Avec sa plus récente offrande, Christopher Nolan contredit la célèbre phrase d’Yvon Deschamps qui dit « on ne veut pas le savoir, on veut le voir ». Car avec Oppenheimer, le réalisateur parvient à présenter un film de guerre qui ne montre pas du tout la guerre. Ça n’empêche pas qu’on en ressent les horreurs et qu’on y voit le pire de certains hommes.
Facile, avec des décennies de perspective et de détachement, de comprendre à quel point une nation qui détient l’arme nucléaire peut être dangereuse pour le reste de l’humanité. Pourtant, quand celle-ci a été développée, dans un village western isolé dans le désert du Nouveau-Mexique, ses pères étaient convaincus que l’arme atomique serait si effrayante qu’elle empêcherait toutes les guerres à venir.
L’enfer est pavé de bonnes intentions, dit-on. S’ils avaient su…
Oppenheimer n’est pas un divertissement – c’est une capsule historique qui nous explique la course à l’armement nucléaire de la Seconde Guerre mondiale; d’abord contre les Nazis, puis contre les Russes, mais surtout dans l’espoir d’arrêter le conflit avec un Japon qui n’est pas près de capituler.

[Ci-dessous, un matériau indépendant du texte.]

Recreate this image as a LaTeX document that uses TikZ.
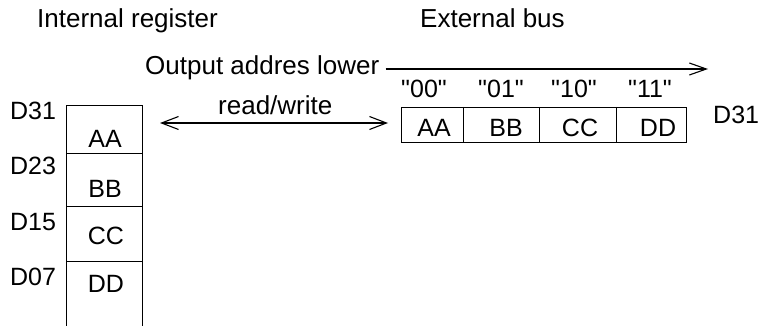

Déjà, au moment même de la conception de la bombe atomique, ses usages et les répercussions de sa création divisaient la communauté scientifique – Nolan réussit bien à illustrer ces divergences, dont les craintes, mais aussi la naïveté des différents individus ayant assisté de près ou de loin à la naissance «d’un nouveau monde», comme le dira l’un des personnages.
C’est donc un long-métrage biographique qui présente dans toute sa complexité l’un des héros du conflit qui, après son heure de gloire, a connu une chute brutale et injustifiée. Dans le genre, Oppenheimer se classe aux côtés des excellents Imitation Game (Morten Tyldum) et de A Beautiful Mind (Ron Howard).
Connu comme le « père de la bombe atomique », J. Robert Oppenheimer a été célébré au lendemain des attaques sur Hiroshima et Nagasaki, mais plus tard répudié pour des raisons qu’on apprendra au fur et à mesure que le film se déroule.
À noter ici que Nolan use énormément des sauts dans le temps et que, malgré des repères visuels nous permettant de situer chaque scène dans la trame narrative, un spectateur peu attentif ou somnolent pourrait s’y perdre. Car Oppenheimer est un film ambitieux et à la hauteur de ce qu’on en attendait, pour tant soit peu qu’on y accorde l’entièreté de notre attention, et surtout de notre concentration.
Le jeu en vaut toutefois la chandelle, car l’œuvre cinématographique est phénoménale. On en ressort soufflé par le récit, par le jeu des personnages, par l’attention apportée aux détails, bref, par l’ambition du projet.
Collection de statuettes à prévoir
S’il n’a pas réussi à faire exploser le box-office parce qu’une certaine bombe blonde est débarquée en salles au même moment, Oppenheimer s’impose d’ores et déjà comme le meneur dans la course aux prix.
Il est facile de penser que le long-métrage sera nommé, puis récompensé comme le meilleur film de l’année dans les plus prestigieux galas.
Pour sa part, Cillian Murphy sera sans aucun doute mis en nomination pour le meilleur acteur étant donné sa performance magistrale : malgré l’impressionnante distribution du film, c’est l’interprète du rôle-titre qui porte tout sur ses épaules, et ce, avec une grande justesse. On peut facilement parler ici du rôle de sa vie.
On imagine aussi que le travail de Robert Downey Jr., dans le rôle de l’énigmatique Lewiss Strauss, sera souligné.
On croit toutefois que la confrontation Barbenheimmer se reproduira du côté des statuettes, car Ryan Gosling dans Barbie ne laisse pas non plus sa place comme meilleur acteur de soutien.